JAKARTA (Suara Karya): Kepala Badan Penyelenggara Jaminan Produk Halal (BPJPH) Kementerian Agama, Ahmad Haikal Hasan mengungkapkan, ‘Halal Expert’ akan menjadi salah satu profesi yang paling dicari tahun depan.
“Profesi paling dicari bukan lagi dokter atau insinyur, tetapi Halal Expert atau pakar di bidang halal,” kata pria yang akrab disapa Babe Haikal dalam kegiatan media gathering bertajuk ‘Menuju Wajib Halal Oktober 2026: Memperkuat Ekosistem Bisnis dengan Tertib Halal’ di Jakarta, Senin (6/10/25).
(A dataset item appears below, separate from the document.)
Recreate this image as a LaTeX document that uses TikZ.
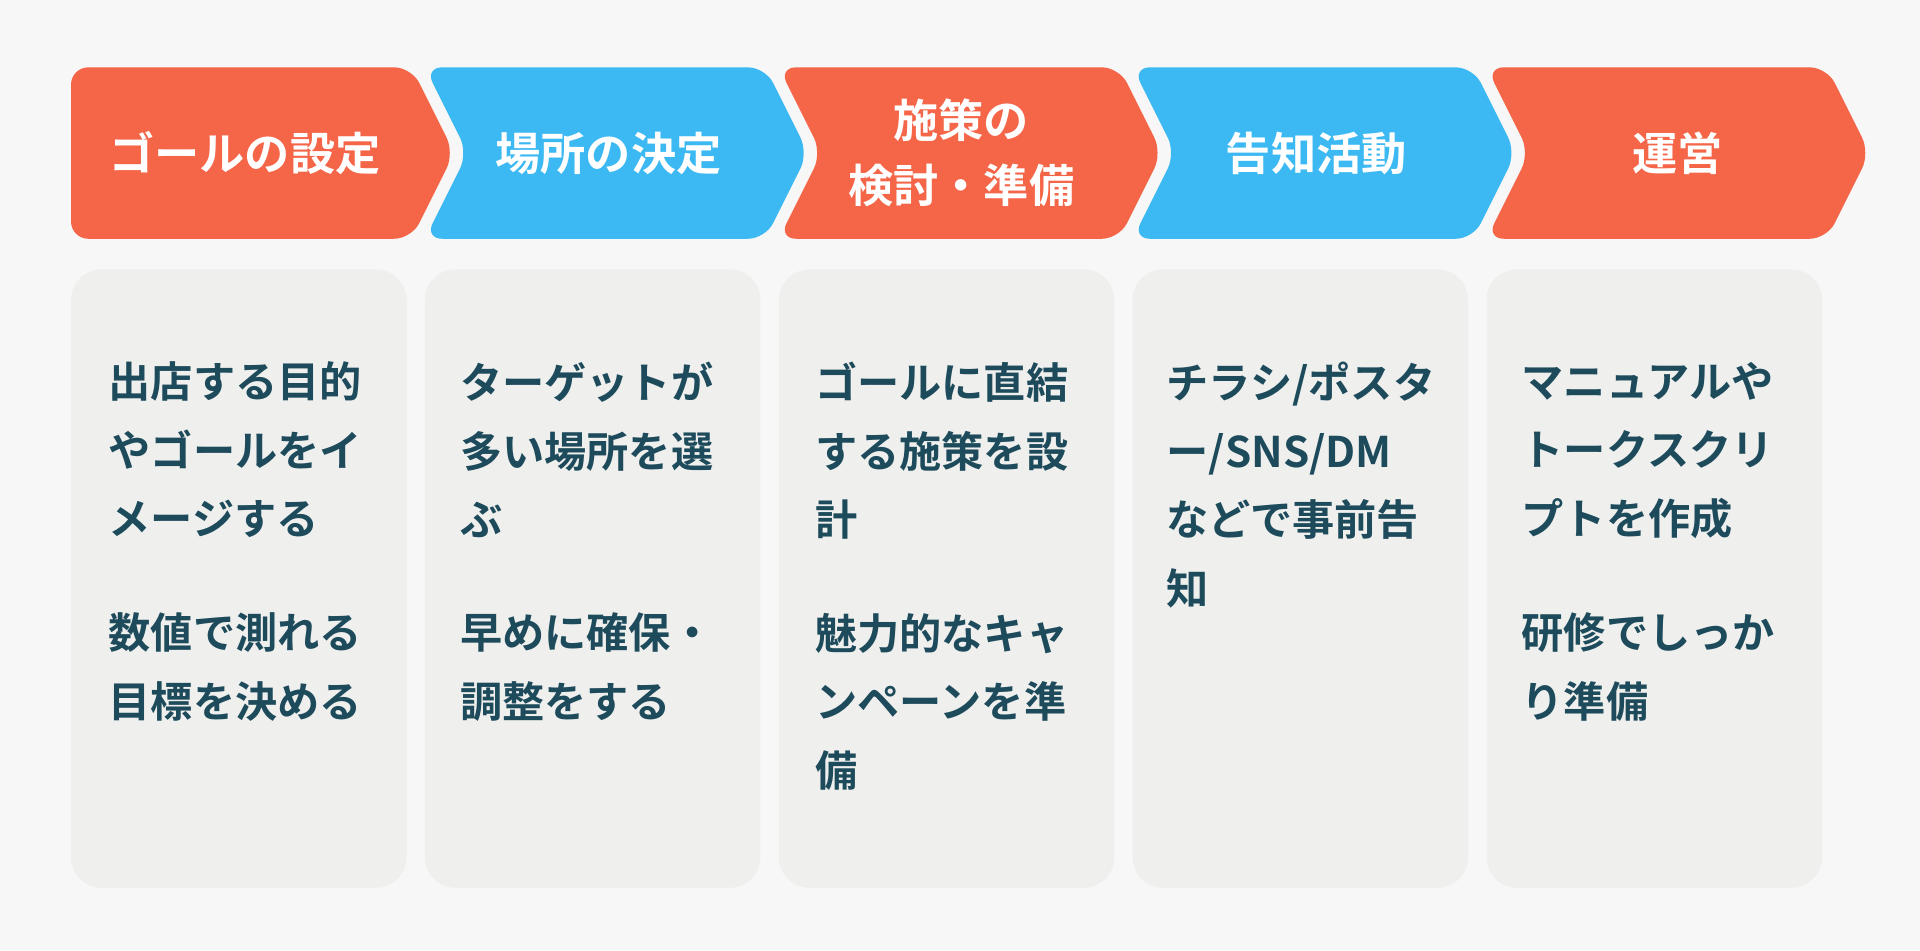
\documentclass[tikz,border=0pt]{standalone}
\usepackage{fontspec}
\setmainfont{Noto Sans CJK JP}[BoldFont={* Bold}]
\definecolor{bgcol}{HTML}{F7F7F7}
\definecolor{cardcol}{HTML}{EFEFEE}
\definecolor{orng}{HTML}{F56548}
\definecolor{skyb}{HTML}{3CB9F2}
\definecolor{inkcol}{HTML}{1D4B5B}
\begin{document}
\begin{tikzpicture}[x=0.01cm, y=-0.01cm, font=\bfseries,
  card/.style={fill=cardcol, rounded corners=0.25cm},
  headtext/.style={text=white, font=\fontsize{10.5}{15}\bfseries\selectfont, align=center},
  bodytext/.style={text=inkcol, font=\fontsize{9.8}{15.9}\bfseries\selectfont, align=left, anchor=north west, inner sep=0pt}]

  % background
  \fill[bgcol] (0,0) rectangle (1568,776);

  % chevrons
  \foreach \i/\col/\nd in {0/orng/0, 1/skyb/35, 2/orng/35, 3/skyb/35, 4/orng/35} {
    \pgfmathsetmacro{\xl}{58+\i*289}
    \pgfmathsetmacro{\xr}{\xl+278}
    \fill[\col, rounded corners=4pt] (\xl,55) -- (\xr,55) -- (\xr+35,125) -- (\xr,195)
      -- (\xl,195) -- (\xl+\nd,125) -- cycle;
  }

  % header labels
  \node[headtext] (h1) at (200,125) {ゴールの設定};
  \node[headtext] (h2) at (497,125) {場所の決定};
  \node[headtext] (h3) at (785,125) {施策の\\検討・準備};
  \node[headtext] (h4) at (1075,125) {告知活動};
  \node[headtext] (h5) at (1370,125) {運営};

  % cards
  \foreach \i in {0,...,4} {
    \pgfmathsetmacro{\xl}{58+\i*289}
    \fill[card] (\xl,220) rectangle (\xl+274,725);
  }

  % card texts
  \node[bodytext] (a1) at (88,295) {出店する目的\\やゴールをイ\\メージする};
  \node[bodytext] (a2) at (88,500) {数値で測れる\\目標を決める};
  \node[bodytext] (b1) at (375,295) {ターゲットが\\多い場所を選\\ぶ};
  \node[bodytext] (b2) at (375,500) {早めに確保・\\調整をする};
  \node[bodytext] (c1) at (665,295) {ゴールに直結\\する施策を設\\計};
  \node[bodytext] (c2) at (665,500) {魅力的なキャ\\ンペーンを準\\備};
  \node[bodytext] (d1) at (952,295) {チラシ/ポスタ\\ー/SNS/DM\\などで事前告\\知};
  \node[bodytext] (e1) at (1242,295) {マニュアルや\\トークスクリ\\プトを作成};
  \node[bodytext] (e2) at (1242,500) {研修でしっか\\り準備};
\end{tikzpicture}
\end{document}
Haikal dalam kesempatan itu didampingi Sekretaris Utama BPJPH,
Muhammad Aqil Irham.
Dijelaskan, meningkatnya kesadaran global terhadap produk halal telah menciptakan peluang besar bagi tenaga ahli bersertifikat di bidang tersebut. Banyak negara yang ingin mengembangkan industri halal, namun masih kekurangan sumber daya manusia (SDM) yang kompeten.
Ia mencontohkan tukang jagal hewan halal di Korea yang bergaji hingga Rp60 juta per bulan. Di Australia, para tukang jagal halal bahkan mendapat rumah dan beasiswa anak. “Dunia butuh Halal Expert, tapi orangnya belum ada,” ungkapnya.
Karena itu, Haikal mengajak masyarakat untuk bergabung dalam ekosistem halal nasional melalui pelatihan sebagai penyelia, pendamping, maupun auditor halal. “Mari bergabung bersama BPJPH dan jadilah bagian dari keluarga besar halal Indonesia,” ajaknya.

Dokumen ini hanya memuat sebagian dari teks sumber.